We conceived the project as part of Can Batlló, so occupants will have access to every cultural activity next door. We designed small apartments to maximize shared space and facilities : a laundry room, a big kitchen, a terrace for barbecues and a large dinning room. Inhabitants will also have the possibility to book a space for birthday parties or events as well as guest rooms if a friends coming over.
Sustainability is also an important part of the design. In Barcelona there is a regulation that forces you to have an underground parking when you build a certain number of dwellings but we would like to have instead a large parking space for bikes. We also decided to use a wooden structure, which is not common in Spain especially for six-storey buildings. This technique also fastens the construction process.
Regarding the occupants’ profile, there are 28 families part of the coop and a waiting list. The one on the top list get in if they fill the social housing requirements in Barcelona. In La Borda there are different profiles : some are young and single, others are young couples with small children, some elderly people in their 60’s. We really like the intergenerational dynamic and the diversity of backgrounds, education and interests. We have people coming from all over Spain and other countries in Europe but in the future we would like to include people from outside Europe.
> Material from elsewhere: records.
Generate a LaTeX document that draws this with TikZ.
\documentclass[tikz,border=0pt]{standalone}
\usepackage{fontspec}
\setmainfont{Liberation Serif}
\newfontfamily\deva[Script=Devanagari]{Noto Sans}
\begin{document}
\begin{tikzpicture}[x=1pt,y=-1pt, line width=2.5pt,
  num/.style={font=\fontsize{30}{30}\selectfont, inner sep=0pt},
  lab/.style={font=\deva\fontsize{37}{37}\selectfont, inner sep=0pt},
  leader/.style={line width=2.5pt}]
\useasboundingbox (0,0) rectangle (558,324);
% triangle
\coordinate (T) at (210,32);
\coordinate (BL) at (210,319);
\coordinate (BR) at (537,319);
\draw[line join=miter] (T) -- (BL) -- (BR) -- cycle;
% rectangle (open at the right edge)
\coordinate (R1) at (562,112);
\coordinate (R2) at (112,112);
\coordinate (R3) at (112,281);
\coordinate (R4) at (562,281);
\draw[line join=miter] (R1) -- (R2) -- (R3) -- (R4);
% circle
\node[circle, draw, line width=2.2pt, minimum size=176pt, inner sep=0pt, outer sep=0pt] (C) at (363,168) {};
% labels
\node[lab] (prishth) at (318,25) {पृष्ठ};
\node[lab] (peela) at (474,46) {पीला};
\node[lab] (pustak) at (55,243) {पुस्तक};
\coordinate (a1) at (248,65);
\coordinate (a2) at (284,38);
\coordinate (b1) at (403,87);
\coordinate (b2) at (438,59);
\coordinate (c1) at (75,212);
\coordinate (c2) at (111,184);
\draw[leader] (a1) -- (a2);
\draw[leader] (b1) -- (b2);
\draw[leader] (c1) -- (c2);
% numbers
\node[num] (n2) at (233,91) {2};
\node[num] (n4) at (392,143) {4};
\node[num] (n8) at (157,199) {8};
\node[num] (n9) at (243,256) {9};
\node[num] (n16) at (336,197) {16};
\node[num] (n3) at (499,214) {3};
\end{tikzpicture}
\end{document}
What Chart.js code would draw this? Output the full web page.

Migrants struggle to find affordable houses and we would also like to reflect Barcelona’s cultural diversity (17% of inhabitants were born outside Spain).’
Challenges and lessons learnt
‘One of the main challenges is to keep prices low, especially because we have to find all the financial resources by ourselves. We managed not to pay much for the land thanks to the agreement with the municipality, but we still we have to pay taxes and other expenses.
It’s a long term project but it makes me grow as a person. In total we would have spent five years working on it to be able to move in our new houses in 2018. We are meeting every month, which is time consuming and exhausting. But at the same time, the human group we created in this co-op is really nice, we have been learning a lot, also from each other. Every time we’ve been through some struggle we managed to get over obstacles.
I am always involved in political urban movements and I am really happy we are actually doing this ground-breaking project which respond to one of the main problem we have. We want to show that we can succeed without following the path dictated by the market or traditional practices.
It has been rewarding but it’s always difficult to change people’s mindset. In Spain people are really attached to the owner-occupied housing model. My parents are pressing me, asking me when I will buy a house, my brother and friends already own theirs. Many think that renting or other options are a waste of money. But since we started talking about this project and educating people, we’re getting more and more attention. We are approached by individuals and even some municipalities that would like to implement the same initiative in their community.
We also managed to get Coop57, the cooperative bank, on board although it has never invested in housing projects before. We’re changing mindsets step by step and I hope it will set an example for other communities. I picture myself living there while teaching and spreading this idea. We could organise once a month some kind of open day for people who want to learn about this experiment and how to do it themselves.’